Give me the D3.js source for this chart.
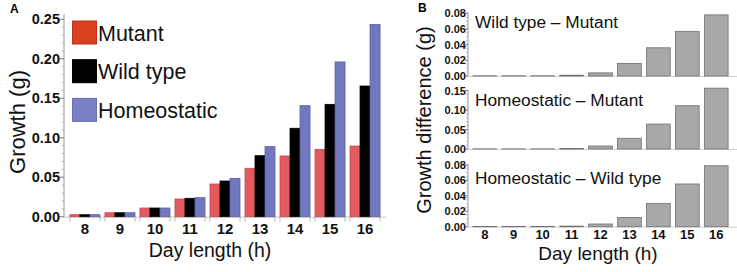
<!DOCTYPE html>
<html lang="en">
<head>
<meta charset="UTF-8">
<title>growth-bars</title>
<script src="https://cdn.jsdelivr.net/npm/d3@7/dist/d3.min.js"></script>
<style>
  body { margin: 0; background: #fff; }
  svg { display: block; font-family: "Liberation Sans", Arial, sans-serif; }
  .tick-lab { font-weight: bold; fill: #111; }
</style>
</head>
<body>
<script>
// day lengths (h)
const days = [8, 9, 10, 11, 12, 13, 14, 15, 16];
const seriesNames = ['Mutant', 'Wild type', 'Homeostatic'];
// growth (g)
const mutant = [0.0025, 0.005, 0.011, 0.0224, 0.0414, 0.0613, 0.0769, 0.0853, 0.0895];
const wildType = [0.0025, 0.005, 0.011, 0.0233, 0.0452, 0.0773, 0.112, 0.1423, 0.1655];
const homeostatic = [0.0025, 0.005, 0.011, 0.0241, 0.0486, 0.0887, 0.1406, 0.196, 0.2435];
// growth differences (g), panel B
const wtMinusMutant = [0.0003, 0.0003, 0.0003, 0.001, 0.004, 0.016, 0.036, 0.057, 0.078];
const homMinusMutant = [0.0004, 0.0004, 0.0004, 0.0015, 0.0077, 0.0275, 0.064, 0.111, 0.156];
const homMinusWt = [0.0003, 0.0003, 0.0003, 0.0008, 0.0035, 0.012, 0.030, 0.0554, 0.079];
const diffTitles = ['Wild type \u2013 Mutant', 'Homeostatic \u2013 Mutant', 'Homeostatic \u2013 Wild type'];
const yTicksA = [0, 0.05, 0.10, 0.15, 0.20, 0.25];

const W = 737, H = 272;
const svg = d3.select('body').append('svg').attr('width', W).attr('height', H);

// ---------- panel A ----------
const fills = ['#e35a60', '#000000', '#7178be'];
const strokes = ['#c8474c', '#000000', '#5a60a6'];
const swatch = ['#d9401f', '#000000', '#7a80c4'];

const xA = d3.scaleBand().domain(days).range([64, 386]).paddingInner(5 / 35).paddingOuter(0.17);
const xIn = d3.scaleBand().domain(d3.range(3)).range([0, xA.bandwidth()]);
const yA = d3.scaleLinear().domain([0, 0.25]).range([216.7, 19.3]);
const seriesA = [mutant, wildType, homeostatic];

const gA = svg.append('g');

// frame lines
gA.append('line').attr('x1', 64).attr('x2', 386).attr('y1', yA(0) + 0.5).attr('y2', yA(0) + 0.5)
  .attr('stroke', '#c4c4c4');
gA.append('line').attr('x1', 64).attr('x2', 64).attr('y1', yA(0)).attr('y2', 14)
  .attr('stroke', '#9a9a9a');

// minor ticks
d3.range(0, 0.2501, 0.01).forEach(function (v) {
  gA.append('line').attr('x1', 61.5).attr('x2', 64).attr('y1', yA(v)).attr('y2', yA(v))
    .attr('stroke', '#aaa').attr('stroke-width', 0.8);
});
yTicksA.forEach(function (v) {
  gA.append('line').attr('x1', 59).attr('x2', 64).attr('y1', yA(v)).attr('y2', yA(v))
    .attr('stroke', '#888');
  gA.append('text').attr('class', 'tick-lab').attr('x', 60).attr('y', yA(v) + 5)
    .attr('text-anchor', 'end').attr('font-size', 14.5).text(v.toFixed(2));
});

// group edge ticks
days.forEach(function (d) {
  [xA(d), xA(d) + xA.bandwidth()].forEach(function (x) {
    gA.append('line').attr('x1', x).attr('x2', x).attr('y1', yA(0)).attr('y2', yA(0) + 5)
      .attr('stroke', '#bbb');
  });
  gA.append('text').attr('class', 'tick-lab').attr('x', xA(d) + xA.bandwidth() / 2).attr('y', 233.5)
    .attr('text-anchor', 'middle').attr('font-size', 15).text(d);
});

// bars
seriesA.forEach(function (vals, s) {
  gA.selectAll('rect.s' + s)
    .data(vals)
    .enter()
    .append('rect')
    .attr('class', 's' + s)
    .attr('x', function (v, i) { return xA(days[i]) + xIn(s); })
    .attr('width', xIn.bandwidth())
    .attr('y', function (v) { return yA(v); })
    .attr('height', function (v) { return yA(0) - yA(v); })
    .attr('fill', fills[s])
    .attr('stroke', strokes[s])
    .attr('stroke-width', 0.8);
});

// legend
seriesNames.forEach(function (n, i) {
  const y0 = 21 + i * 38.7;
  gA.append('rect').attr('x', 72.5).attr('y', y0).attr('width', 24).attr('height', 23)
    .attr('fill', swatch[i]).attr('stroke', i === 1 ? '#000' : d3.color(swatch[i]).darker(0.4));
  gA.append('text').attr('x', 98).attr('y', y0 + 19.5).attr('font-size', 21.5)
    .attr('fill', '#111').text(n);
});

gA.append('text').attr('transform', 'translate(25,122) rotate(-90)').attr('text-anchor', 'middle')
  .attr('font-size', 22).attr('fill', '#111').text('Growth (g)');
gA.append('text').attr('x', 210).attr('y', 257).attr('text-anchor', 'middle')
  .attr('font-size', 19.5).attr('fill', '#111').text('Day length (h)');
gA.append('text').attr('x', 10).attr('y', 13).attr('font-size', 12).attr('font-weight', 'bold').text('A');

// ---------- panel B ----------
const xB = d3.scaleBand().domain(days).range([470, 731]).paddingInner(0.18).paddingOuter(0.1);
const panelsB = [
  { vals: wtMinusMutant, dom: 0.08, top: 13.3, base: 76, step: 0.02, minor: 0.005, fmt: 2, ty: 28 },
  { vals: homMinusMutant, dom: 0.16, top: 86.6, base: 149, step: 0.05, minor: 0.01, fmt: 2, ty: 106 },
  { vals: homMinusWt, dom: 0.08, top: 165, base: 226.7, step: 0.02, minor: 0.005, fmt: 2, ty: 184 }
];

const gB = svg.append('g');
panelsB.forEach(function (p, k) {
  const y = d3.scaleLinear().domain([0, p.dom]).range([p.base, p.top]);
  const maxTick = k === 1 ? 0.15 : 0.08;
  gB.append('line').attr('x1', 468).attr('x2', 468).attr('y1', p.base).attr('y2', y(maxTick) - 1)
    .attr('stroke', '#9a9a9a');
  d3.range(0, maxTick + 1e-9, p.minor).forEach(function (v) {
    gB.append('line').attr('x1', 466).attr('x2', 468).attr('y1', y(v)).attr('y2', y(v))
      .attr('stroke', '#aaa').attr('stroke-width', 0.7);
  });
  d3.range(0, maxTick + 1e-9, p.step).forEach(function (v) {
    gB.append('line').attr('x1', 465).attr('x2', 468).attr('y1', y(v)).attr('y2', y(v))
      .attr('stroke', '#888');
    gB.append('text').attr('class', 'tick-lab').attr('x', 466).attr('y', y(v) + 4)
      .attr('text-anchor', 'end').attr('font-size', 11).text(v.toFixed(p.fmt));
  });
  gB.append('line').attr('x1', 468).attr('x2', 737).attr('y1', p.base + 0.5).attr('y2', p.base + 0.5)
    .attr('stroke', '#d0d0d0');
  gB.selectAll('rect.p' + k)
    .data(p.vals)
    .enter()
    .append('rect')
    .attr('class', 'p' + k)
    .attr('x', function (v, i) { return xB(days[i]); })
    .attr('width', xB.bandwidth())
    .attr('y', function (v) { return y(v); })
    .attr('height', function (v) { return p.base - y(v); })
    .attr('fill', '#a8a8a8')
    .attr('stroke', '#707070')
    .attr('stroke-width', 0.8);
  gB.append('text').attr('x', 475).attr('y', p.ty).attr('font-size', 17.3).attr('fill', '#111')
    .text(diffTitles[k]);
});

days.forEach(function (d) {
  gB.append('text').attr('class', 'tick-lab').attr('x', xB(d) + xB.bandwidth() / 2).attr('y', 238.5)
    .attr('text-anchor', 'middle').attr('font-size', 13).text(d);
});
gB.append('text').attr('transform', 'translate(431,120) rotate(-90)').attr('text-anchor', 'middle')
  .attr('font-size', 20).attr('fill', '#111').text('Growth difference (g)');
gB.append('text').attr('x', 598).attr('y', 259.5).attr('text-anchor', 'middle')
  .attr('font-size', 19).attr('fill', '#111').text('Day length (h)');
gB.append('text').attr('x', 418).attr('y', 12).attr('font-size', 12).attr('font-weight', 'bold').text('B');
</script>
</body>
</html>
**********
Write out nothing but the lines from the start of the data through the line with "const swatch = ['#d9401f', '#000000', '#7a80c4'];". Leave out the pictures.

In response -
Give me the D3.js source for this chart.
<!DOCTYPE html>
<html lang="en">
<head>
<meta charset="UTF-8">
<title>growth-bars</title>
<script src="https://cdn.jsdelivr.net/npm/d3@7/dist/d3.min.js"></script>
<style>
  body { margin: 0; background: #fff; }
  svg { display: block; font-family: "Liberation Sans", Arial, sans-serif; }
  .tick-lab { font-weight: bold; fill: #111; }
</style>
</head>
<body>
<script>
// day lengths (h)
const days = [8, 9, 10, 11, 12, 13, 14, 15, 16];
const seriesNames = ['Mutant', 'Wild type', 'Homeostatic'];
// growth (g)
const mutant = [0.0025, 0.005, 0.011, 0.0224, 0.0414, 0.0613, 0.0769, 0.0853, 0.0895];
const wildType = [0.0025, 0.005, 0.011, 0.0233, 0.0452, 0.0773, 0.112, 0.1423, 0.1655];
const homeostatic = [0.0025, 0.005, 0.011, 0.0241, 0.0486, 0.0887, 0.1406, 0.196, 0.2435];
// growth differences (g), panel B
const wtMinusMutant = [0.0003, 0.0003, 0.0003, 0.001, 0.004, 0.016, 0.036, 0.057, 0.078];
const homMinusMutant = [0.0004, 0.0004, 0.0004, 0.0015, 0.0077, 0.0275, 0.064, 0.111, 0.156];
const homMinusWt = [0.0003, 0.0003, 0.0003, 0.0008, 0.0035, 0.012, 0.030, 0.0554, 0.079];
const diffTitles = ['Wild type \u2013 Mutant', 'Homeostatic \u2013 Mutant', 'Homeostatic \u2013 Wild type'];
const yTicksA = [0, 0.05, 0.10, 0.15, 0.20, 0.25];

const W = 737, H = 272;
const svg = d3.select('body').append('svg').attr('width', W).attr('height', H);

// ---------- panel A ----------
const fills = ['#e35a60', '#000000', '#7178be'];
const strokes = ['#c8474c', '#000000', '#5a60a6'];
const swatch = ['#d9401f', '#000000', '#7a80c4'];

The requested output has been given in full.